Ray tracing helps iron out some of Quake 2’s more tedious moments and just generally make its spaces more interesting to explore. When Nvidia’s designers really went over-the-top with colored lighting, I realized they had changed the kind of sci-fi Quake 2 evokes. The original game was James Cameron’s Aliens, rendered in the finest detail that 12 megabytes of video memory could produce. But Quake 2 RTX’s aesthetic, in its most dramatically lit corners, is pure Star Trek: The Original Series.
Visions of the future in the 1960s tended towards bright, bold colors, and Star Trek didn’t have CG to create detailed imaginary backdrops. On the Enterprise especially, the lighting does so much of the work in setting the tone on the ship. It’s exciting! Compared to the more peaceful, businesslike flat lighting of Star Trek: The Next Generation, The Original Series’ shadows and gel filters ooze excitement and danger.
Compared to what games look like today, Quake 2’s rudimentary level geometry feels like the game equivalent of those simplistic 1960s sets. In both cases, the lighting gets to be the dominant visual effect.
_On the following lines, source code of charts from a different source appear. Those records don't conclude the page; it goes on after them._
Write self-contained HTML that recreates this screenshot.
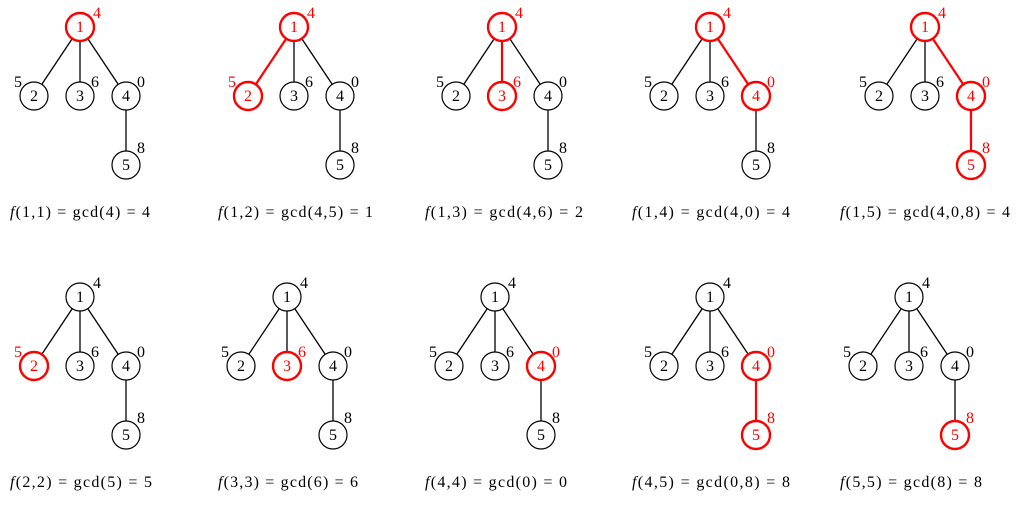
<!DOCTYPE html>
<html><head><meta charset="utf-8"><style>
html,body{margin:0;padding:0;background:#fff}
svg{display:block}
text{font-family:"Liberation Serif",serif;font-size:16px}
.n{font-size:16px;text-anchor:middle}
.c{font-size:16px}
</style></head><body>
<svg width="1020" height="505" viewBox="0 0 1020 505" xmlns="http://www.w3.org/2000/svg">
<defs>
<style>
line{stroke:#000;stroke-width:1.3}
line.r{stroke:#f00;stroke-width:2.2}
circle{fill:#fff;stroke:#000;stroke-width:1.2}
circle.r{stroke:#f00;stroke-width:2.4}
text.r{fill:#f00}
</style>
</defs>

<g transform="translate(80,27)">
<line x1="0" y1="0" x2="-46" y2="69"/><line x1="0" y1="0" x2="0" y2="69"/><line x1="0" y1="0" x2="46" y2="69"/><line x1="46" y1="69" x2="46" y2="138"/>
<circle class="r" cx="0" cy="0" r="14"/><circle cx="-46" cy="69" r="14"/><circle cx="0" cy="69" r="14"/><circle cx="46" cy="69" r="14"/><circle cx="46" cy="138" r="14"/>
<text class="n r" x="0" y="5">1</text><text class="n" x="-46" y="74">2</text><text class="n" x="0" y="74">3</text><text class="n" x="46" y="74">4</text><text class="n" x="46" y="143">5</text>
<text class="r" x="13" y="-9">4</text><text x="-66" y="60">5</text><text x="11" y="60">6</text><text x="57" y="60">0</text><text x="57" y="126">8</text>
</g>
<text class="c" x="10" y="217" textLength="140" lengthAdjust="spacing"><tspan font-style="italic">f</tspan>(1,1) = gcd(4) = 4</text>

<g transform="translate(294,27)">
<line class="r" x1="0" y1="0" x2="-46" y2="69"/><line x1="0" y1="0" x2="0" y2="69"/><line x1="0" y1="0" x2="46" y2="69"/><line x1="46" y1="69" x2="46" y2="138"/>
<circle class="r" cx="0" cy="0" r="14"/><circle class="r" cx="-46" cy="69" r="14"/><circle cx="0" cy="69" r="14"/><circle cx="46" cy="69" r="14"/><circle cx="46" cy="138" r="14"/>
<text class="n r" x="0" y="5">1</text><text class="n r" x="-46" y="74">2</text><text class="n" x="0" y="74">3</text><text class="n" x="46" y="74">4</text><text class="n" x="46" y="143">5</text>
<text class="r" x="13" y="-9">4</text><text class="r" x="-66" y="60">5</text><text x="11" y="60">6</text><text x="57" y="60">0</text><text x="57" y="126">8</text>
</g>
<text class="c" x="218" y="217" textLength="155" lengthAdjust="spacing"><tspan font-style="italic">f</tspan>(1,2) = gcd(4,5) = 1</text>

<g transform="translate(502,27)">
<line x1="0" y1="0" x2="-46" y2="69"/><line class="r" x1="0" y1="0" x2="0" y2="69"/><line x1="0" y1="0" x2="46" y2="69"/><line x1="46" y1="69" x2="46" y2="138"/>
<circle class="r" cx="0" cy="0" r="14"/><circle cx="-46" cy="69" r="14"/><circle class="r" cx="0" cy="69" r="14"/><circle cx="46" cy="69" r="14"/><circle cx="46" cy="138" r="14"/>
<text class="n r" x="0" y="5">1</text><text class="n" x="-46" y="74">2</text><text class="n r" x="0" y="74">3</text><text class="n" x="46" y="74">4</text><text class="n" x="46" y="143">5</text>
<text class="r" x="13" y="-9">4</text><text x="-66" y="60">5</text><text class="r" x="11" y="60">6</text><text x="57" y="60">0</text><text x="57" y="126">8</text>
</g>
<text class="c" x="425" y="217" textLength="158" lengthAdjust="spacing"><tspan font-style="italic">f</tspan>(1,3) = gcd(4,6) = 2</text>

<g transform="translate(710,27)">
<line x1="0" y1="0" x2="-46" y2="69"/><line x1="0" y1="0" x2="0" y2="69"/><line class="r" x1="0" y1="0" x2="46" y2="69"/><line x1="46" y1="69" x2="46" y2="138"/>
<circle class="r" cx="0" cy="0" r="14"/><circle cx="-46" cy="69" r="14"/><circle cx="0" cy="69" r="14"/><circle class="r" cx="46" cy="69" r="14"/><circle cx="46" cy="138" r="14"/>
<text class="n r" x="0" y="5">1</text><text class="n" x="-46" y="74">2</text><text class="n" x="0" y="74">3</text><text class="n r" x="46" y="74">4</text><text class="n" x="46" y="143">5</text>
<text class="r" x="13" y="-9">4</text><text x="-66" y="60">5</text><text x="11" y="60">6</text><text class="r" x="57" y="60">0</text><text x="57" y="126">8</text>
</g>
<text class="c" x="632" y="217" textLength="158" lengthAdjust="spacing"><tspan font-style="italic">f</tspan>(1,4) = gcd(4,0) = 4</text>

<g transform="translate(925,27)">
<line x1="0" y1="0" x2="-46" y2="69"/><line x1="0" y1="0" x2="0" y2="69"/><line class="r" x1="0" y1="0" x2="46" y2="69"/><line class="r" x1="46" y1="69" x2="46" y2="138"/>
<circle class="r" cx="0" cy="0" r="14"/><circle cx="-46" cy="69" r="14"/><circle cx="0" cy="69" r="14"/><circle class="r" cx="46" cy="69" r="14"/><circle class="r" cx="46" cy="138" r="14"/>
<text class="n r" x="0" y="5">1</text><text class="n" x="-46" y="74">2</text><text class="n" x="0" y="74">3</text><text class="n r" x="46" y="74">4</text><text class="n r" x="46" y="143">5</text>
<text class="r" x="13" y="-9">4</text><text x="-66" y="60">5</text><text x="11" y="60">6</text><text class="r" x="57" y="60">0</text><text class="r" x="57" y="126">8</text>
</g>
<text class="c" x="840" y="217" textLength="170" lengthAdjust="spacing"><tspan font-style="italic">f</tspan>(1,5) = gcd(4,0,8) = 4</text>

<g transform="translate(80,297)">
<line x1="0" y1="0" x2="-46" y2="69"/><line x1="0" y1="0" x2="0" y2="69"/><line x1="0" y1="0" x2="46" y2="69"/><line x1="46" y1="69" x2="46" y2="138"/>
<circle cx="0" cy="0" r="14"/><circle class="r" cx="-46" cy="69" r="14"/><circle cx="0" cy="69" r="14"/><circle cx="46" cy="69" r="14"/><circle cx="46" cy="138" r="14"/>
<text class="n" x="0" y="5">1</text><text class="n r" x="-46" y="74">2</text><text class="n" x="0" y="74">3</text><text class="n" x="46" y="74">4</text><text class="n" x="46" y="143">5</text>
<text x="13" y="-9">4</text><text class="r" x="-66" y="60">5</text><text x="11" y="60">6</text><text x="57" y="60">0</text><text x="57" y="126">8</text>
</g>
<text class="c" x="10" y="487" textLength="142" lengthAdjust="spacing"><tspan font-style="italic">f</tspan>(2,2) = gcd(5) = 5</text>

<g transform="translate(287,297)">
<line x1="0" y1="0" x2="-46" y2="69"/><line x1="0" y1="0" x2="0" y2="69"/><line x1="0" y1="0" x2="46" y2="69"/><line x1="46" y1="69" x2="46" y2="138"/>
<circle cx="0" cy="0" r="14"/><circle cx="-46" cy="69" r="14"/><circle class="r" cx="0" cy="69" r="14"/><circle cx="46" cy="69" r="14"/><circle cx="46" cy="138" r="14"/>
<text class="n" x="0" y="5">1</text><text class="n" x="-46" y="74">2</text><text class="n r" x="0" y="74">3</text><text class="n" x="46" y="74">4</text><text class="n" x="46" y="143">5</text>
<text x="13" y="-9">4</text><text x="-66" y="60">5</text><text class="r" x="11" y="60">6</text><text x="57" y="60">0</text><text x="57" y="126">8</text>
</g>
<text class="c" x="218" y="487" textLength="140" lengthAdjust="spacing"><tspan font-style="italic">f</tspan>(3,3) = gcd(6) = 6</text>

<g transform="translate(495,297)">
<line x1="0" y1="0" x2="-46" y2="69"/><line x1="0" y1="0" x2="0" y2="69"/><line x1="0" y1="0" x2="46" y2="69"/><line x1="46" y1="69" x2="46" y2="138"/>
<circle cx="0" cy="0" r="14"/><circle cx="-46" cy="69" r="14"/><circle cx="0" cy="69" r="14"/><circle class="r" cx="46" cy="69" r="14"/><circle cx="46" cy="138" r="14"/>
<text class="n" x="0" y="5">1</text><text class="n" x="-46" y="74">2</text><text class="n" x="0" y="74">3</text><text class="n r" x="46" y="74">4</text><text class="n" x="46" y="143">5</text>
<text x="13" y="-9">4</text><text x="-66" y="60">5</text><text x="11" y="60">6</text><text class="r" x="57" y="60">0</text><text x="57" y="126">8</text>
</g>
<text class="c" x="425" y="487" textLength="142" lengthAdjust="spacing"><tspan font-style="italic">f</tspan>(4,4) = gcd(0) = 0</text>

<g transform="translate(710,297)">
<line x1="0" y1="0" x2="-46" y2="69"/><line x1="0" y1="0" x2="0" y2="69"/><line x1="0" y1="0" x2="46" y2="69"/><line class="r" x1="46" y1="69" x2="46" y2="138"/>
<circle cx="0" cy="0" r="14"/><circle cx="-46" cy="69" r="14"/><circle cx="0" cy="69" r="14"/><circle class="r" cx="46" cy="69" r="14"/><circle class="r" cx="46" cy="138" r="14"/>
<text class="n" x="0" y="5">1</text><text class="n" x="-46" y="74">2</text><text class="n" x="0" y="74">3</text><text class="n r" x="46" y="74">4</text><text class="n r" x="46" y="143">5</text>
<text x="13" y="-9">4</text><text x="-66" y="60">5</text><text x="11" y="60">6</text><text class="r" x="57" y="60">0</text><text class="r" x="57" y="126">8</text>
</g>
<text class="c" x="632" y="487" textLength="158" lengthAdjust="spacing"><tspan font-style="italic">f</tspan>(4,5) = gcd(0,8) = 8</text>

<g transform="translate(909,297)">
<line x1="0" y1="0" x2="-46" y2="69"/><line x1="0" y1="0" x2="0" y2="69"/><line x1="0" y1="0" x2="46" y2="69"/><line x1="46" y1="69" x2="46" y2="138"/>
<circle cx="0" cy="0" r="14"/><circle cx="-46" cy="69" r="14"/><circle cx="0" cy="69" r="14"/><circle cx="46" cy="69" r="14"/><circle class="r" cx="46" cy="138" r="14"/>
<text class="n" x="0" y="5">1</text><text class="n" x="-46" y="74">2</text><text class="n" x="0" y="74">3</text><text class="n" x="46" y="74">4</text><text class="n r" x="46" y="143">5</text>
<text x="13" y="-9">4</text><text x="-66" y="60">5</text><text x="11" y="60">6</text><text x="57" y="60">0</text><text class="r" x="57" y="126">8</text>
</g>
<text class="c" x="840" y="487" textLength="142" lengthAdjust="spacing"><tspan font-style="italic">f</tspan>(5,5) = gcd(8) = 8</text>
</svg>
</body></html>
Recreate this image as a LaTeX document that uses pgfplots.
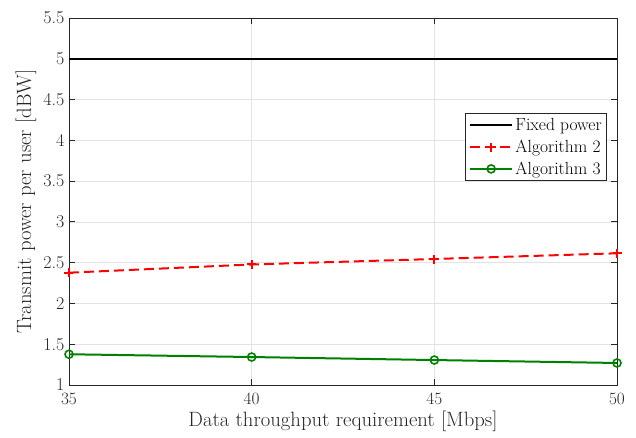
\documentclass[border=0pt]{standalone}
\usepackage{pgfplots}
\pgfplotsset{compat=1.18}
\definecolor{axgray}{gray}{0.15}
\definecolor{mgreen}{rgb}{0,0.5,0}
\begin{document}
\begin{tikzpicture}
\begin{axis}[
  scale only axis,
  width=548pt, height=367pt,
  xmin=35, xmax=50, ymin=1, ymax=5.5,
  xtick={35,40,45,50},
  ytick={1,1.5,2,2.5,3,3.5,4,4.5,5,5.5},
  yticklabels={1,1.5,2,2.5,3,3.5,4,4.5,5,5.5},
  grid=major,
  grid style={gray!22, line width=0.6pt},
  tick align=inside,
  tick style={axgray, line width=0.8pt},
  axis line style={axgray, line width=0.8pt},
  major tick length=6pt,
  xlabel={Data throughput requirement [Mbps]},
  ylabel={Transmit power per user [dBW]},
  every axis y label/.style={at={(axis description cs:-0.0785,0.5)}, rotate=90, anchor=center},
  every axis x label/.style={at={(axis description cs:0.5,-0.1)}, anchor=center},
  ticklabel style={font=\fontsize{18}{20}\selectfont, text=axgray},
  xticklabel style={yshift=-4.5pt},
  yticklabel style={xshift=-1pt},
  label style={font=\fontsize{20.7}{24}\selectfont, text=axgray},
  legend style={at={(0.982,0.741)}, anchor=north east, font=\fontsize{17.5}{20}\selectfont, draw=axgray, line width=0.8pt, inner xsep=3pt, inner ysep=3pt, row sep=4pt},
  legend cell align=left,
  legend image code/.code={\draw[mark repeat=2,mark phase=2] plot coordinates {(0cm,0cm) (0.75cm,0cm) (1.5cm,0cm)};},
]
\addplot[black, line width=2pt] coordinates {(35,5) (40,5) (45,5) (50,5)};
\addlegendentry{Fixed power}
\addplot[red, line width=2pt, dash pattern=on 10pt off 5pt, mark=+, mark size=4.5pt, mark options={solid, line width=2pt}] coordinates {(35,2.377) (40,2.478) (45,2.545) (50,2.615)};
\addlegendentry{Algorithm 2}
\addplot[mgreen, line width=2pt, mark=o, mark size=4pt, mark options={solid, line width=1.6pt}] coordinates {(35,1.377) (40,1.343) (45,1.306) (50,1.27)};
\addlegendentry{Algorithm 3}
\end{axis}
\pgfresetboundingbox
\useasboundingbox (-69pt,-52pt) rectangle (567pt,385pt);
\end{tikzpicture}
\end{document}
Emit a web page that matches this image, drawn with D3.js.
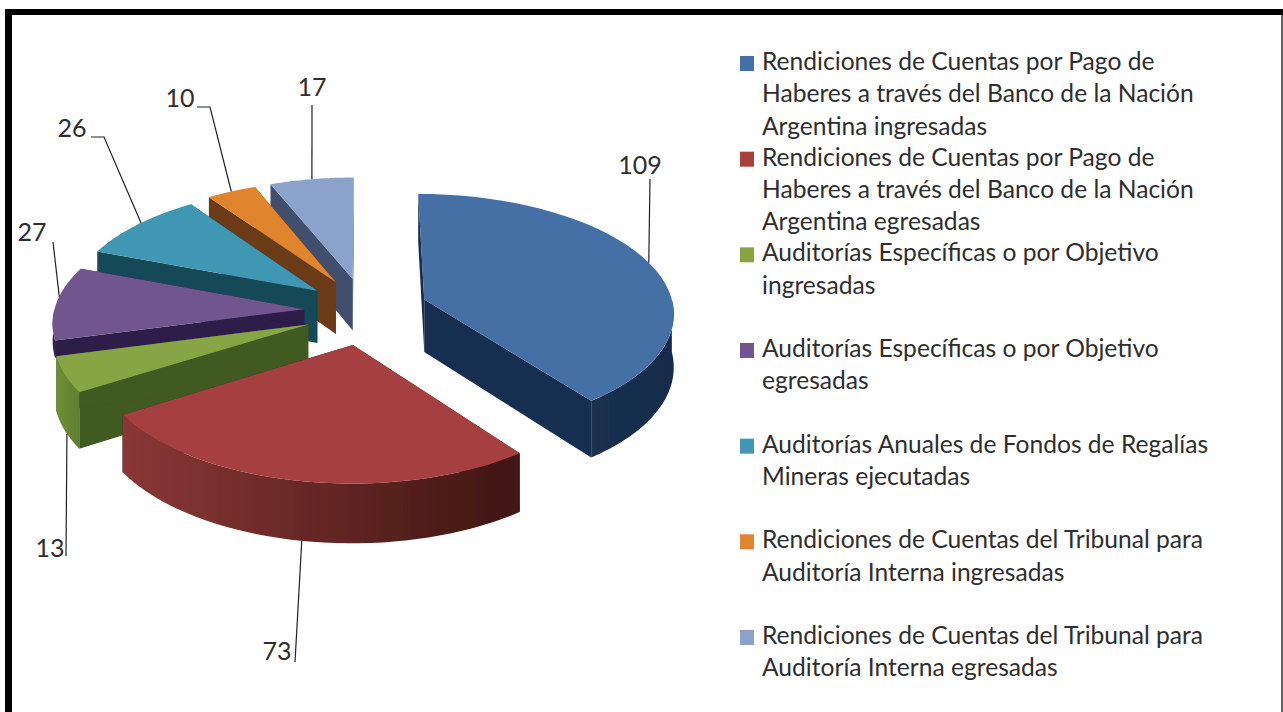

This approach is what really convinced me that ray tracing is cool technology for games. I still don’t particularly care about it for brand new games—I’m far more interested in how powerful a design tool lighting can now be for old ones. Or, maybe more realistically, for games like Dusk and Amid Evil, which aim to recreate the early 3D aesthetic. I want to see more modern retro games embrace ray tracing as a way to put a new spin on old styles, in the same way that Guilty Gear Xrd used cel-shaded 3D to emulate 2D sprites.
Do it for me, game developers—otherwise, what else am I going to play on this $600 graphics card?